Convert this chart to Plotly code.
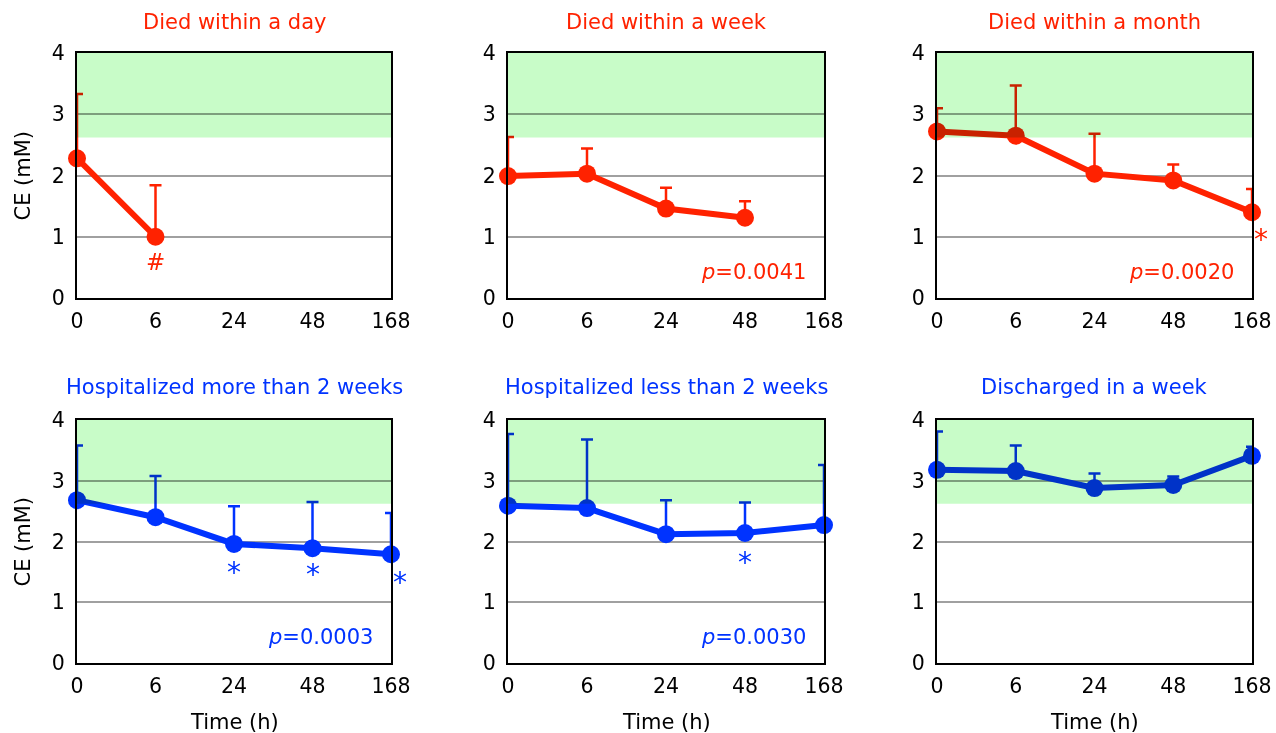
import plotly.graph_objects as go

# ---------------- data ----------------
times = ["0", "6", "24", "48", "168"]

titles = ["Died within a day", "Died within a week", "Died within a month",
          "Hospitalized more than 2 weeks", "Hospitalized less than 2 weeks", "Discharged in a week"]

day_mean = [2.28, 1.00]
day_upper = [3.33, 1.84]
week_mean = [1.99, 2.03, 1.46, 1.31]
week_upper = [2.63, 2.44, 1.80, 1.58]
month_mean = [2.72, 2.65, 2.03, 1.92, 1.40]
month_upper = [3.10, 3.47, 2.68, 2.18, 1.78]
hosp_more_mean = [2.68, 2.40, 1.96, 1.89, 1.79]
hosp_more_upper = [3.58, 3.08, 2.58, 2.65, 2.47]
hosp_less_mean = [2.59, 2.55, 2.12, 2.14, 2.27]
hosp_less_upper = [3.77, 3.68, 2.68, 2.64, 3.26]
discharged_mean = [3.18, 3.16, 2.88, 2.93, 3.41]
discharged_upper = [3.81, 3.58, 3.12, 3.07, 3.56]

means = [day_mean, week_mean, month_mean, hosp_more_mean, hosp_less_mean, discharged_mean]
uppers = [day_upper, week_upper, month_upper, hosp_more_upper, hosp_less_upper, discharged_upper]

p_values = [None, "0.0041", "0.0020", "0.0003", "0.0030", None]

# significance marks: (panel index, time, symbol, y)
marks = [(0, "6", "#", 0.58), (2, "168", "*", 0.96), (3, "24", "*", 1.49),
         (3, "48", "*", 1.45), (3, "168", "*", 1.33), (4, "48", "*", 1.66)]

normal_low, normal_high = 2.62, 4.0

RED = "#FF2200"
BLUE = "#0033FF"
colors = [RED, RED, RED, BLUE, BLUE, BLUE]

# ---------------- layout ----------------
W, H = 1276, 733
xdom = [[77 / W, 391 / W], [508 / W, 824 / W], [937 / W, 1252 / W]]
ydom = [[1 - 298 / H, 1 - 53 / H], [1 - 663 / H, 1 - 420 / H]]
FONT = "Verdana, DejaVu Sans, sans-serif"

fig = go.Figure()
annotations = []
shapes = []

for i in range(6):
    r, c = divmod(i, 3)
    n = i + 1
    xa = "x" if n == 1 else f"x{n}"
    ya = "y" if n == 1 else f"y{n}"
    m = means[i]
    up = uppers[i]
    fig.add_trace(go.Scatter(
        x=times[:len(m)], y=m, xaxis=xa, yaxis=ya, mode="lines+markers",
        line=dict(color=colors[i], width=6),
        marker=dict(color=colors[i], size=18),
        error_y=dict(type="data", symmetric=False,
                     array=[u - v for u, v in zip(up, m)],
                     arrayminus=[0] * len(m),
                     color=colors[i], thickness=2.5, width=6),
        showlegend=False, hoverinfo="skip", cliponaxis=False,
    ))
    axx = dict(domain=xdom[c], anchor=ya, type="category", categoryorder="array",
               categoryarray=times, range=[0, 4], showgrid=False, zeroline=False,
               showline=True, mirror=True, linecolor="black", linewidth=2,
               ticks="", ticklabelstandoff=3, automargin=False,
               tickfont=dict(family=FONT, size=20.5, color="black"))
    axy = dict(domain=ydom[r], anchor=xa, range=[0, 4], dtick=1, tick0=0,
               showgrid=True, gridcolor="#A0A0A0", gridwidth=1.5, zeroline=False,
               showline=True, mirror=True, linecolor="black", linewidth=2,
               ticks="", ticklabelstandoff=6, automargin=False,
               tickfont=dict(family=FONT, size=20.5, color="black"))
    fig.layout["xaxis" if n == 1 else f"xaxis{n}"] = axx
    fig.layout["yaxis" if n == 1 else f"yaxis{n}"] = axy

    shapes.append(dict(type="rect", xref=f"{xa} domain", yref=ya, x0=0, x1=1,
                       y0=normal_low, y1=normal_high, fillcolor="#C8FCC8",
                       line=dict(width=0), layer="above"))

    xc = (xdom[c][0] + xdom[c][1]) / 2
    title_y = 1 - 22 / H if r == 0 else 1 - 387 / H
    annotations.append(dict(text=titles[i], x=xc, y=title_y, xref="paper", yref="paper",
                            showarrow=False, xanchor="center", yanchor="middle",
                            font=dict(family=FONT, size=21, color=colors[i])))
    if p_values[i]:
        annotations.append(dict(text=f"<i>p</i>={p_values[i]}", x=0.948, y=0.42,
                                xref=f"{xa} domain", yref=ya, showarrow=False,
                                xanchor="right", yanchor="middle",
                                font=dict(family=FONT, size=21, color=colors[i])))
    if c == 0:
        yc = (ydom[r][0] + ydom[r][1]) / 2
        annotations.append(dict(text="CE (mM)", x=22 / W, y=yc, xref="paper", yref="paper",
                                showarrow=False, textangle=-90, xanchor="center", yanchor="middle",
                                font=dict(family=FONT, size=21, color="black")))
    if r == 1:
        annotations.append(dict(text="Time (h)", x=xc, y=1 - 722 / H, xref="paper", yref="paper",
                                showarrow=False, xanchor="center", yanchor="middle",
                                font=dict(family=FONT, size=21, color="black")))

for (pi, t, sym, yv) in marks:
    n = pi + 1
    xa = "x" if n == 1 else f"x{n}"
    ya = "y" if n == 1 else f"y{n}"
    shift = 9 if t == "168" else 0
    annotations.append(dict(text=sym, x=times.index(t), y=yv, xref=xa, yref=ya,
                            showarrow=False, xshift=shift,
                            xanchor="center", yanchor="middle",
                            font=dict(family=FONT, size=28 if sym == "*" else 23,
                                      color=colors[pi])))

fig.update_layout(width=W, height=H, margin=dict(l=0, r=0, t=0, b=0, pad=0, autoexpand=False),
                  paper_bgcolor="white", plot_bgcolor="white",
                  shapes=shapes, annotations=annotations,
                  font=dict(family=FONT))

post = ("document.body.style.margin='0';document.body.style.overflow='hidden';"
        "var s=document.createElement('style');"
        "s.textContent='.layer-above .shapelayer{mix-blend-mode:multiply;}"
        " .layer-above .shapelayer path{mix-blend-mode:multiply;}';"
        "document.head.appendChild(s);")
fig.write_html("out.html", post_script=post, config={"displayModeBar": False})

- - - - -

Pictures excluded, quote all the data above exactly.

▶ [Solution to this problem]:
Convert this chart to Plotly code.
import plotly.graph_objects as go

# ---------------- data ----------------
times = ["0", "6", "24", "48", "168"]

titles = ["Died within a day", "Died within a week", "Died within a month",
          "Hospitalized more than 2 weeks", "Hospitalized less than 2 weeks", "Discharged in a week"]

day_mean = [2.28, 1.00]
day_upper = [3.33, 1.84]
week_mean = [1.99, 2.03, 1.46, 1.31]
week_upper = [2.63, 2.44, 1.80, 1.58]
month_mean = [2.72, 2.65, 2.03, 1.92, 1.40]
month_upper = [3.10, 3.47, 2.68, 2.18, 1.78]
hosp_more_mean = [2.68, 2.40, 1.96, 1.89, 1.79]
hosp_more_upper = [3.58, 3.08, 2.58, 2.65, 2.47]
hosp_less_mean = [2.59, 2.55, 2.12, 2.14, 2.27]
hosp_less_upper = [3.77, 3.68, 2.68, 2.64, 3.26]
discharged_mean = [3.18, 3.16, 2.88, 2.93, 3.41]
discharged_upper = [3.81, 3.58, 3.12, 3.07, 3.56]

means = [day_mean, week_mean, month_mean, hosp_more_mean, hosp_less_mean, discharged_mean]
uppers = [day_upper, week_upper, month_upper, hosp_more_upper, hosp_less_upper, discharged_upper]

p_values = [None, "0.0041", "0.0020", "0.0003", "0.0030", None]

# significance marks: (panel index, time, symbol, y)
marks = [(0, "6", "#", 0.58), (2, "168", "*", 0.96), (3, "24", "*", 1.49),
         (3, "48", "*", 1.45), (3, "168", "*", 1.33), (4, "48", "*", 1.66)]

normal_low, normal_high = 2.62, 4.0

RED = "#FF2200"
BLUE = "#0033FF"
colors = [RED, RED, RED, BLUE, BLUE, BLUE]

# ---------------- layout ----------------
W, H = 1276, 733
xdom = [[77 / W, 391 / W], [508 / W, 824 / W], [937 / W, 1252 / W]]
ydom = [[1 - 298 / H, 1 - 53 / H], [1 - 663 / H, 1 - 420 / H]]
FONT = "Verdana, DejaVu Sans, sans-serif"

fig = go.Figure()
annotations = []
shapes = []

for i in range(6):
    r, c = divmod(i, 3)
    n = i + 1
    xa = "x" if n == 1 else f"x{n}"
    ya = "y" if n == 1 else f"y{n}"
    m = means[i]
    up = uppers[i]
    fig.add_trace(go.Scatter(
        x=times[:len(m)], y=m, xaxis=xa, yaxis=ya, mode="lines+markers",
        line=dict(color=colors[i], width=6),
        marker=dict(color=colors[i], size=18),
        error_y=dict(type="data", symmetric=False,
                     array=[u - v for u, v in zip(up, m)],
                     arrayminus=[0] * len(m),
                     color=colors[i], thickness=2.5, width=6),
        showlegend=False, hoverinfo="skip", cliponaxis=False,
    ))
    axx = dict(domain=xdom[c], anchor=ya, type="category", categoryorder="array",
               categoryarray=times, range=[0, 4], showgrid=False, zeroline=False,
               showline=True, mirror=True, linecolor="black", linewidth=2,
               ticks="", ticklabelstandoff=3, automargin=False,
               tickfont=dict(family=FONT, size=20.5, color="black"))
    axy = dict(domain=ydom[r], anchor=xa, range=[0, 4], dtick=1, tick0=0,
               showgrid=True, gridcolor="#A0A0A0", gridwidth=1.5, zeroline=False,
               showline=True, mirror=True, linecolor="black", linewidth=2,
               ticks="", ticklabelstandoff=6, automargin=False,
               tickfont=dict(family=FONT, size=20.5, color="black"))
    fig.layout["xaxis" if n == 1 else f"xaxis{n}"] = axx
    fig.layout["yaxis" if n == 1 else f"yaxis{n}"] = axy

    shapes.append(dict(type="rect", xref=f"{xa} domain", yref=ya, x0=0, x1=1,
                       y0=normal_low, y1=normal_high, fillcolor="#C8FCC8",
                       line=dict(width=0), layer="above"))

    xc = (xdom[c][0] + xdom[c][1]) / 2
    title_y = 1 - 22 / H if r == 0 else 1 - 387 / H
    annotations.append(dict(text=titles[i], x=xc, y=title_y, xref="paper", yref="paper",
                            showarrow=False, xanchor="center", yanchor="middle",
                            font=dict(family=FONT, size=21, color=colors[i])))
    if p_values[i]:
        annotations.append(dict(text=f"<i>p</i>={p_values[i]}", x=0.948, y=0.42,
                                xref=f"{xa} domain", yref=ya, showarrow=False,
                                xanchor="right", yanchor="middle",
                                font=dict(family=FONT, size=21, color=colors[i])))
    if c == 0:
        yc = (ydom[r][0] + ydom[r][1]) / 2
        annotations.append(dict(text="CE (mM)", x=22 / W, y=yc, xref="paper", yref="paper",
                                showarrow=False, textangle=-90, xanchor="center", yanchor="middle",
                                font=dict(family=FONT, size=21, color="black")))
    if r == 1:
        annotations.append(dict(text="Time (h)", x=xc, y=1 - 722 / H, xref="paper", yref="paper",
                                showarrow=False, xanchor="center", yanchor="middle",
                                font=dict(family=FONT, size=21, color="black")))

for (pi, t, sym, yv) in marks:
    n = pi + 1
    xa = "x" if n == 1 else f"x{n}"
    ya = "y" if n == 1 else f"y{n}"
    shift = 9 if t == "168" else 0
    annotations.append(dict(text=sym, x=times.index(t), y=yv, xref=xa, yref=ya,
                            showarrow=False, xshift=shift,
                            xanchor="center", yanchor="middle",
                            font=dict(family=FONT, size=28 if sym == "*" else 23,
                                      color=colors[pi])))

fig.update_layout(width=W, height=H, margin=dict(l=0, r=0, t=0, b=0, pad=0, autoexpand=False),
                  paper_bgcolor="white", plot_bgcolor="white",
                  shapes=shapes, annotations=annotations,
                  font=dict(family=FONT))

post = ("document.body.style.margin='0';document.body.style.overflow='hidden';"
        "var s=document.createElement('style');"
        "s.textContent='.layer-above .shapelayer{mix-blend-mode:multiply;}"
        " .layer-above .shapelayer path{mix-blend-mode:multiply;}';"
        "document.head.appendChild(s);")
fig.write_html("out.html", post_script=post, config={"displayModeBar": False})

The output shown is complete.